UN Women cooperates with the creative industry in Georgia in partnership with the Ad Black Sea International Festival of Creativity and every year tries to diversify this direction. One of the new initiatives of cooperation was the Tbilisi Design Festival held on 16 May, during which UN Women hosted the workshop ‘Creative Resistance Lab: Symbols for Equal Futures’. Meri Chikadze was one of the participants of this event.
The meeting was moderated by Polish art director and graphic designer Martyna Wędzicka-Obuchowicz. Martyna is known for her innovative approaches to visual identity and poster design. In addition, she actively supports the increase of women’s representation in the field of design and is the first female graphic designer from Poland to be a member of the Alliance Graphique Internationale (AGI). Martyna’s outstanding projects ‘ME MYSELF & TOUCH’ and ‘Design Like a Girl!’ call on designers to fight stereotypes, support equal pay and promote gender equality.
Martyna kicked off the workshop in Tbilisi with an inspiring speech and talked about how graphic design can unite people around the idea of creating a fair and equal future. In the next part of the event, the participants created logos around various topics on gender equality under her mentorship.
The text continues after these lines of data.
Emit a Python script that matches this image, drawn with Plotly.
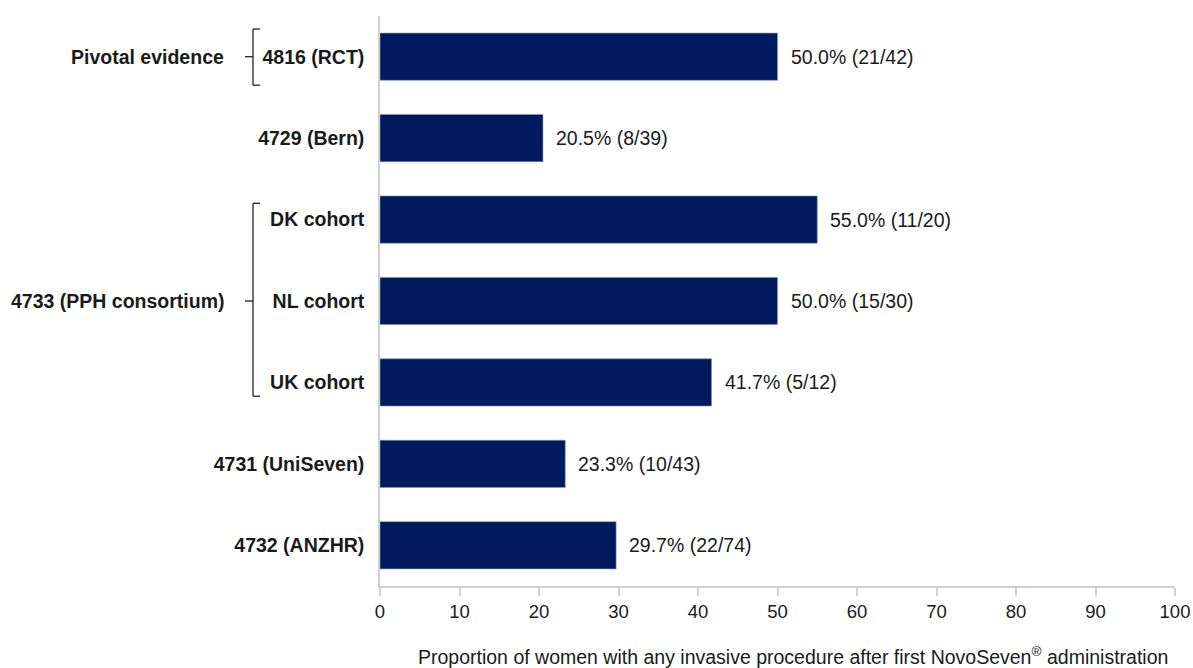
import plotly.graph_objects as go

# Study rows, top to bottom
categories = ["4816 (RCT)", "4729 (Bern)", "DK cohort", "NL cohort", "UK cohort",
              "4731 (UniSeven)", "4732 (ANZHR)"]
percent = [50.0, 20.5, 55.0, 50.0, 41.7, 23.3, 29.7]
counts = ["21/42", "8/39", "11/20", "15/30", "5/12", "10/43", "22/74"]
x_ticks = [0, 10, 20, 30, 40, 50, 60, 70, 80, 90, 100]

# Bracketed groupings: (label, first row edge, last row edge, row of the label)
groups = [("Pivotal evidence", -0.34, 0.35, 0),
          ("4733 (PPH consortium)", 1.80, 4.17, 3)]

FONT = "Liberation Sans, Arial, sans-serif"
TEXT = "#1a1a1a"
BAR = "#001a5e"
AXIS = "#d0d0d0"
FS = 19.5

W, H = 1193, 668
ML, MR, MT, MB = 380, 18, 16, 82
PW = W - ML - MR

rows = list(range(len(categories)))

fig = go.Figure(go.Bar(
    x=percent, y=rows, orientation="h",
    marker=dict(color=BAR, line=dict(color="#8a93b5", width=0.6)),
    width=0.58, hoverinfo="skip",
))

# value labels to the right of each bar
for r, v, c in zip(rows, percent, counts):
    fig.add_annotation(x=v, y=r, xref="x", yref="y", text=f"{v:.1f}% ({c})",
                       showarrow=False, xanchor="left", xshift=11,
                       font=dict(family=FONT, size=FS, color=TEXT))

def px_to_paper(px):
    return (px - ML) / PW

# group brackets and their labels
line = dict(color="#333333", width=1.4)
bx = px_to_paper(253)
serif = px_to_paper(260)
nub = px_to_paper(245)
for label, y0, y1, ymid in groups:
    fig.add_shape(type="line", xref="paper", yref="y", x0=bx, x1=bx, y0=y0, y1=y1, line=line)
    fig.add_shape(type="line", xref="paper", yref="y", x0=bx, x1=serif, y0=y0, y1=y0, line=line)
    fig.add_shape(type="line", xref="paper", yref="y", x0=bx, x1=serif, y0=y1, y1=y1, line=line)
    fig.add_shape(type="line", xref="paper", yref="y", x0=nub, x1=bx, y0=ymid, y1=ymid, line=line)
    fig.add_annotation(x=px_to_paper(226), y=ymid, xref="paper", yref="y", text=f"<b>{label}</b>",
                       showarrow=False, xanchor="right",
                       font=dict(family=FONT, size=FS, color=TEXT))

# axis title
fig.add_annotation(x=px_to_paper(793), y=-(656 - (H - MB)) / (H - MT - MB),
                   xref="paper", yref="paper", yanchor="middle",
                   text="Proportion of women with any invasive procedure after first NovoSeven<sup>®</sup> administration",
                   showarrow=False, font=dict(family=FONT, size=FS, color=TEXT))

fig.update_layout(
    width=W, height=H,
    margin=dict(l=ML, r=MR, t=MT, b=MB),
    paper_bgcolor="white", plot_bgcolor="white",
    showlegend=False,
    font=dict(family=FONT, size=FS, color=TEXT),
    xaxis=dict(range=[0, 100], tickvals=x_ticks, ticks="outside", ticklen=8,
               tickcolor=AXIS, tickwidth=1.5, showline=True, linecolor=AXIS, linewidth=1.5,
               showgrid=False, zeroline=False, fixedrange=True, automargin=False,
               tickfont=dict(family=FONT, size=18.5, color=TEXT)),
    yaxis=dict(range=[6.5, -0.5], tickvals=rows, ticktext=[f"<b>{c}</b>" for c in categories],
               showline=True, linecolor=AXIS, linewidth=1.5, ticks="", ticklabelstandoff=10,
               showgrid=False, zeroline=False, fixedrange=True, automargin=False,
               tickfont=dict(family=FONT, size=FS, color=TEXT)),
)

fig.write_html("out.html", config={"displayModeBar": False})
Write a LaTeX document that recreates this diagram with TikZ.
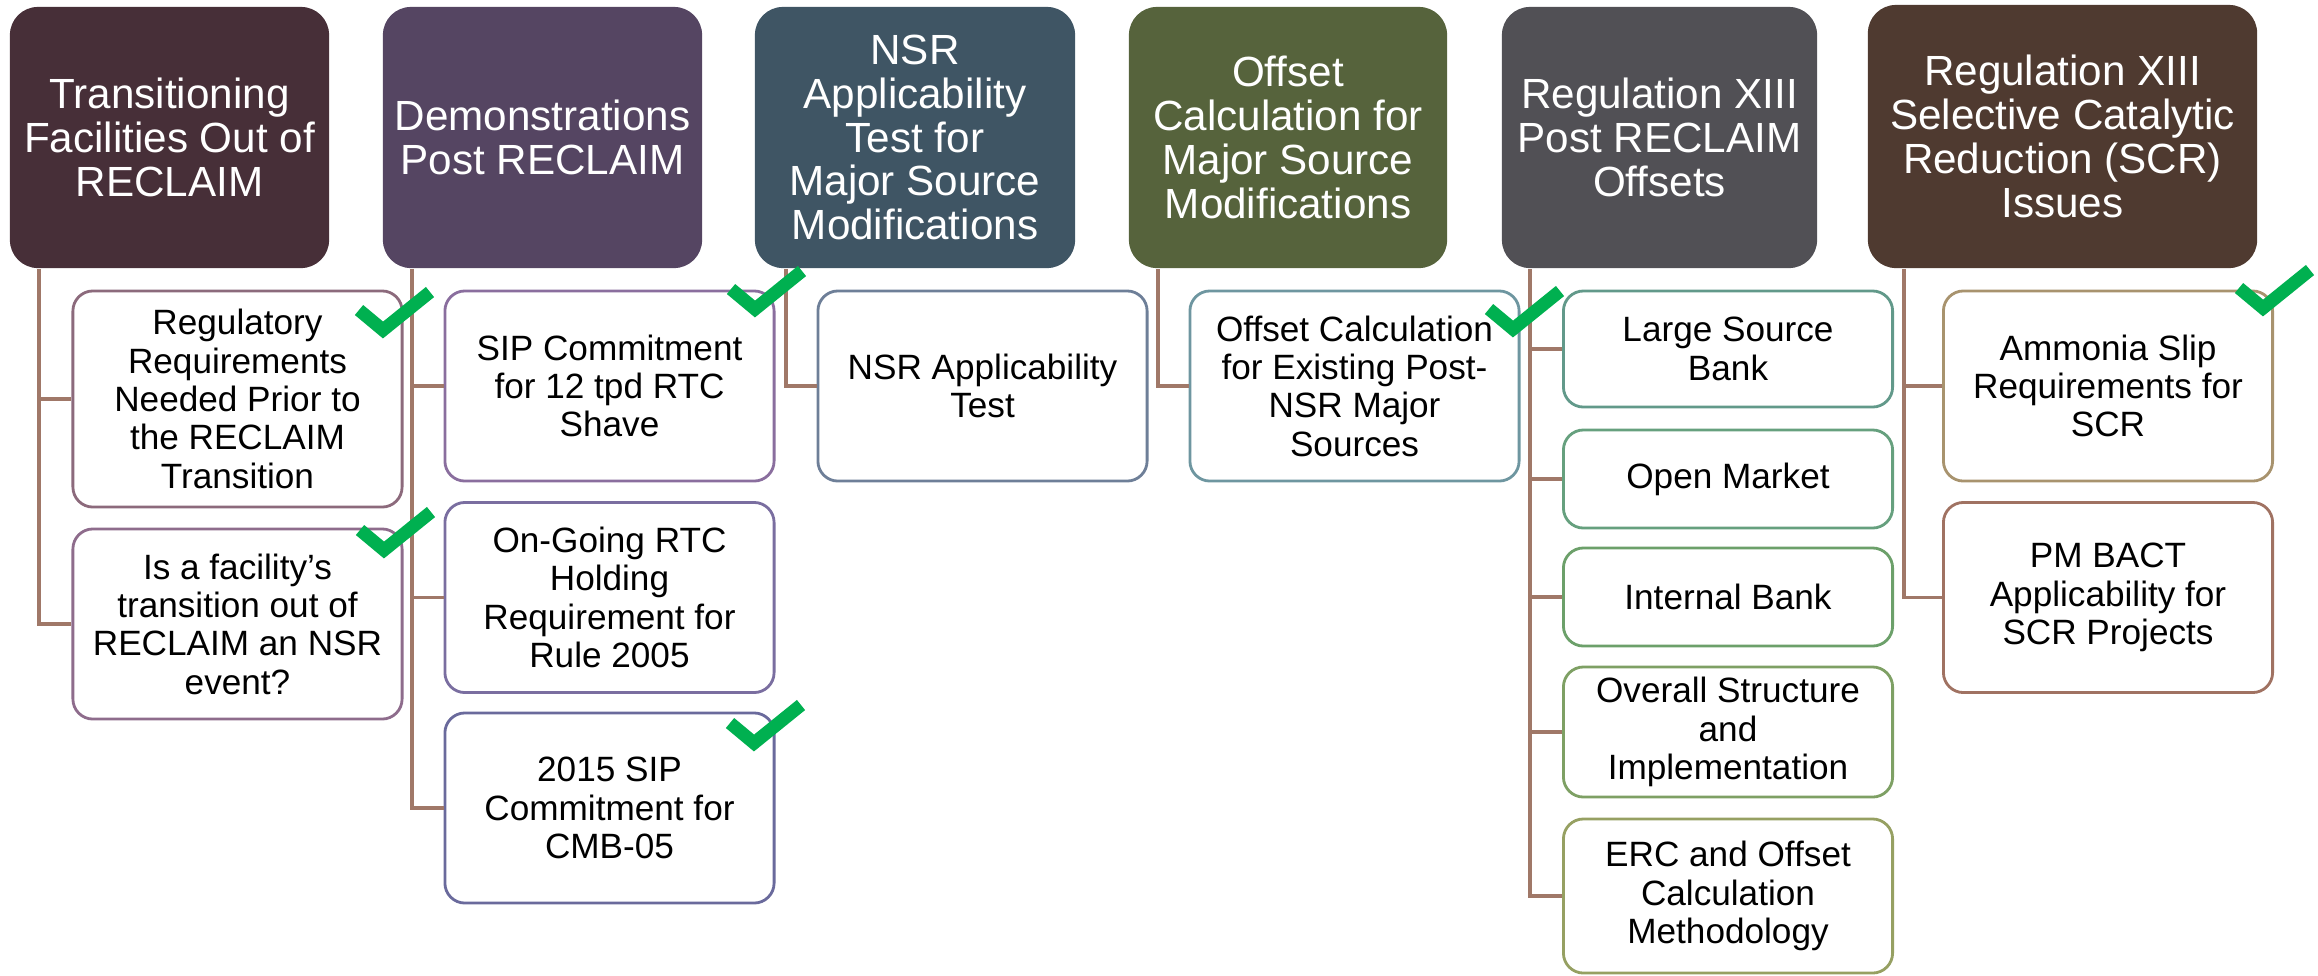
\documentclass[tikz,border=0pt]{standalone}
\usepackage{fontspec}
\setmainfont{Liberation Sans}
\usetikzlibrary{positioning}

\definecolor{hdA}{HTML}{472F38}
\definecolor{hdB}{HTML}{554562}
\definecolor{hdC}{HTML}{3F5564}
\definecolor{hdD}{HTML}{56633C}
\definecolor{hdE}{HTML}{515055}
\definecolor{hdF}{HTML}{4F3A30}
\definecolor{bdA}{HTML}{8C6A7C}
\definecolor{bdB}{HTML}{8E6C8C}
\definecolor{bdC}{HTML}{8A6E9E}
\definecolor{bdD}{HTML}{7A6EA0}
\definecolor{bdE}{HTML}{6A6A9C}
\definecolor{bdF}{HTML}{6E7F98}
\definecolor{bdG}{HTML}{6E96A0}
\definecolor{bdH}{HTML}{62998A}
\definecolor{bdI}{HTML}{66A07E}
\definecolor{bdJ}{HTML}{6CA06A}
\definecolor{bdK}{HTML}{7EA064}
\definecolor{bdL}{HTML}{96A062}
\definecolor{bdM}{HTML}{A8936E}
\definecolor{bdN}{HTML}{A07262}
\definecolor{linkc}{HTML}{A07868}
\definecolor{okgreen}{HTML}{00B050}

\begin{document}
\begin{tikzpicture}[x=0.01cm,y=-0.01cm,
  head/.style={rounded corners=0.28cm, inner sep=0pt, minimum width=3.19cm, minimum height=2.61cm, text=white, align=center, font=\fontsize{12}{12.5}\selectfont},
  item/.style={draw, line width=0.8pt, rounded corners=0.2cm, fill=white, inner sep=0pt, minimum width=3.29cm, minimum height=1.9cm, align=center, font=\fontsize{10}{10.9}\selectfont},
  link/.style={draw=linkc, line width=1pt},
  okmark/.style={draw=okgreen, line width=3.7pt, line cap=butt, line join=miter}]
\useasboundingbox (0,0) rectangle (2318,975);

% top row
\node[head, fill=hdA] (h1) at (169.5,137.5) {Transitioning\\Facilities Out of\\RECLAIM};
\node[head, fill=hdB] (h2) at (542.5,137.5) {Demonstrations\\Post RECLAIM};
\node[head, fill=hdC, minimum width=3.2cm] (h3) at (915,137.5) {NSR\\Applicability\\Test for\\Major Source\\Modifications};
\node[head, fill=hdD, minimum width=3.18cm] (h4) at (1288,137.5) {Offset\\Calculation for\\Major Source\\Modifications};
\node[head, fill=hdE, minimum width=3.15cm] (h5) at (1659.5,137.5) {Regulation XIII\\Post RECLAIM\\Offsets};
\node[head, fill=hdF, minimum width=3.89cm, minimum height=2.63cm] (h6) at (2062.5,136.5) {Regulation XIII\\Selective Catalytic\\Reduction (SCR)\\Issues};

% items
\node[item, draw=bdA, minimum height=2.16cm] (c11) at (237.5,399) {Regulatory\\Requirements\\Needed Prior to\\the RECLAIM\\Transition};
\node[item, draw=bdB] (c12) at (237.5,624) {Is a facility’s\\transition out of\\RECLAIM an NSR\\event?};
\node[item, draw=bdC] (c21) at (609.5,386) {SIP Commitment\\for 12 tpd RTC\\Shave};
\node[item, draw=bdD] (c22) at (609.5,597.5) {On-Going RTC\\Holding\\Requirement for\\Rule 2005};
\node[item, draw=bdE] (c23) at (609.5,808) {2015 SIP\\Commitment for\\CMB-05};
\node[item, draw=bdF] (c31) at (982.5,386) {NSR Applicability\\Test};
\node[item, draw=bdG] (c41) at (1354.5,386) {Offset Calculation\\for Existing Post-\\NSR Major\\Sources};
\node[item, draw=bdH, minimum height=1.16cm] (c51) at (1728,349) {Large Source\\Bank};
\node[item, draw=bdI, minimum height=0.98cm] (c52) at (1728,479) {Open Market};
\node[item, draw=bdJ, minimum height=0.98cm] (c53) at (1728,597) {Internal Bank};
\node[item, draw=bdK, minimum height=1.3cm] (c54) at (1728,732) {Overall Structure\\and\\Implementation};
\node[item, draw=bdL, minimum height=1.54cm] (c55) at (1728,896) {ERC and Offset\\Calculation\\Methodology};
\node[item, draw=bdM] (c61) at (2108,386) {Ammonia Slip\\Requirements for\\SCR};
\node[item, draw=bdN] (c62) at (2108,597.5) {PM BACT\\Applicability for\\SCR Projects};

% links
\draw[link] ([xshift=3mm]h1.south west) |- (c11.west) ([xshift=3mm]h1.south west) |- (c12.west);
\draw[link] ([xshift=3mm]h2.south west) |- (c21.west) ([xshift=3mm]h2.south west) |- (c22.west)
  ([xshift=3mm]h2.south west) |- (c23.west);
\draw[link] ([xshift=3.2mm]h3.south west) |- (c31.west);
\draw[link] ([xshift=3mm]h4.south west) |- (c41.west);
\draw[link] ([xshift=2.9mm]h5.south west) |- (c51.west) ([xshift=2.9mm]h5.south west) |- (c52.west)
  ([xshift=2.9mm]h5.south west) |- (c53.west) ([xshift=2.9mm]h5.south west) |- (c54.west)
  ([xshift=2.9mm]h5.south west) |- (c55.west);
\draw[link] ([xshift=3.7mm]h6.south west) |- (c61.west) ([xshift=3.7mm]h6.south west) |- (c62.west);

% ticks
\foreach \p in {(383,330),(384,550),(755,309),(754,743),(1513,329),(2263,308)}
  \draw[okmark] \p ++(-24,-20) -- ++(24,20) -- ++(47,-38);
\end{tikzpicture}
\end{document}
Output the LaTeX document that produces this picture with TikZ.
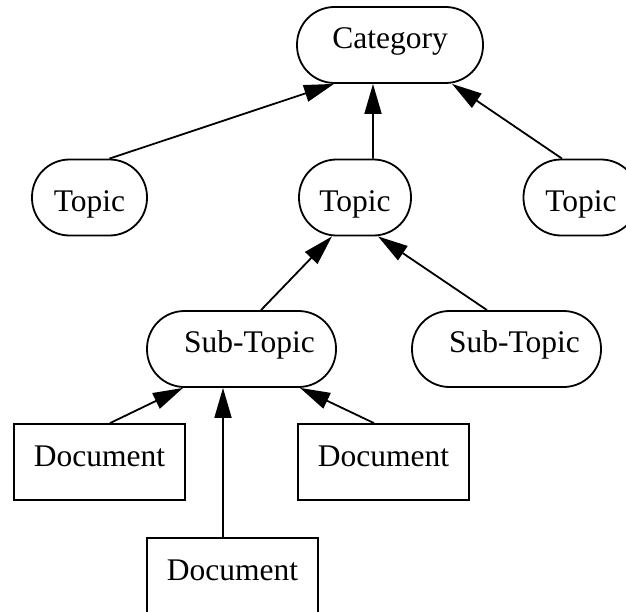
\documentclass[tikz,border=0pt]{standalone}
\usepackage{fontspec}
\setmainfont{Liberation Serif}
\usetikzlibrary{arrows.meta}

\begin{document}
\begin{tikzpicture}[x=1bp,y=-1bp,
    every node/.style={draw,line width=1.8bp,inner sep=0pt,minimum height=76bp,
      font=\fontsize{31.5bp}{36bp}\selectfont,text height=16bp,text depth=9bp},
    pill/.style={rounded corners=37.5bp},
    topicbox/.style={pill,minimum width=115bp,text height=27bp,text depth=0bp},
    subbox/.style={pill,minimum width=189bp,execute at begin node={\hspace*{16bp}}},
    docbox/.style={minimum width=171bp,text depth=8bp},
    isa/.style={-{Triangle[length=30bp,width=17bp]},line width=1.8bp}]
    \useasboundingbox (0,0) rectangle (626,612);
    \clip (0,0) rectangle (626,612); % Clips the picture...

    \node[pill,minimum width=186bp] (cat) at (390,45) {Category};
    \node[topicbox] (topicA) at (89.5,197.5) {Topic};
    \node[topicbox,minimum width=112bp] (topicB) at (355,197.5) {Topic};
    \node[topicbox] (topicC) at (581,197.5) {Topic};
    \node[subbox] (subA) at (241.5,349) {Sub-Topic};
    \node[subbox] (subB) at (506.5,349) {Sub-Topic};
    \node[docbox] (docA) at (99.5,462) {Document};
    \node[docbox] (docB) at (383.5,462) {Document};
    \node[docbox] (docC) at (232.5,576) {Document};

    \draw[isa] ([xshift=20bp]topicA.north) -- ([xshift=-56bp]cat.south);
    \draw[isa] ([xshift=18bp]topicB.north) -- ([xshift=-17bp]cat.south);
    \draw[isa] ([xshift=-19bp]topicC.north) -- ([xshift=62bp]cat.south);
    \draw[isa] ([xshift=19.5bp]subA.north) -- ([xshift=-23bp]topicB.south);
    \draw[isa] ([xshift=-19.5bp]subB.north) -- ([xshift=23bp]topicB.south);
    \draw[isa] ([xshift=10.5bp]docA.north) -- ([xshift=-58.5bp]subA.south);
    \draw[isa] ([xshift=-9.5bp]docC.north) -- ([xshift=-18.5bp]subA.south);
    \draw[isa] ([xshift=-9.5bp]docB.north) -- ([xshift=58.5bp]subA.south);
  \end{tikzpicture}
\end{document}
“When the author tells you about the works directly, you look deeper into the processes, to get information about the technical and emotional part of the project or the results,” Meri Chikadze observed after the meeting. “This part of the workshop turned out to be the most inspiring. Martyna Wędzicka’s formula of how to analyse the problem - step by step, uniting the points of contact and conveying it in a relevant way in the design - turned out to be invaluable.”
The Tbilisi Design Festival, held for the second consecutive year, is another example that the partnership between UN Women and the creative industry will continue. The collaboration is part of the UN Women Regional Office for Europe and Central Asia regional programme “Women’s Increased Leadership for Resilient and Peaceful Societies”, funded by the Danish Government.